Perhaps, at a stretch, we can blame our parents for who we become. My anxiety disorder has been linked to the actions of my mother; my brother's emotional incapacity is a reaction to overtly-emotional parents. However, parents are not responsible for how their children chose to handle who they are.
I could easily decide to lock myself in a room and never leave again because I am scared of what is outside. That wouldn't be my mother's fault. As we grow older, responsibility shifts from our parents to us. My other life experiences - school, work, relationships - have all effected who I am and can all explain why I chose to lock myself in a room. I can blame the world in general, if I feel it'll help. Blaming my mother would just be evil.
Onto the matter of psychotic behaviour in adults. Should parents be held responsible for their adult children's actions? Children aren't collies. They aren't easily trained. Each is born with their own personality and the parents can't be held accountable if that personality turns out to be volatile. That would be like punishing the trainer when a prize dog learns to bite. There are some things that parent's simply cannot control and it is inevitable that their children will pick up bad habits from other people.

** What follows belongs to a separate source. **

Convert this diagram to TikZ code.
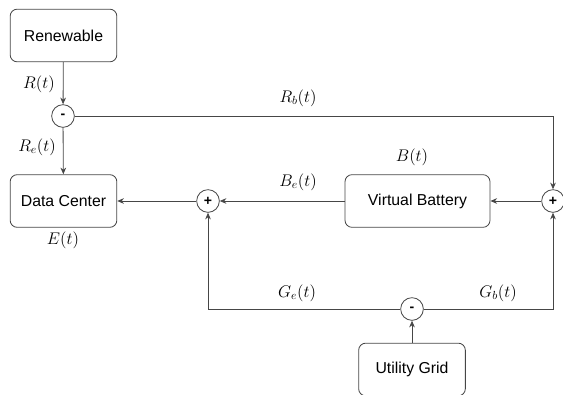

If the trainer abused that dog, that would be another matter. But child abuse and its consequences are, in my opinion, a different topic all together; after all, the people in question are monsters, not parents.
In conclusion: by all means, hold parents responsible for the actions of their adult children. I agree that they are responsible for helping their child deal with any consequences; that is part of being a parent. But there is no sustainable argument for parents being held accountable for something their grown-up child does.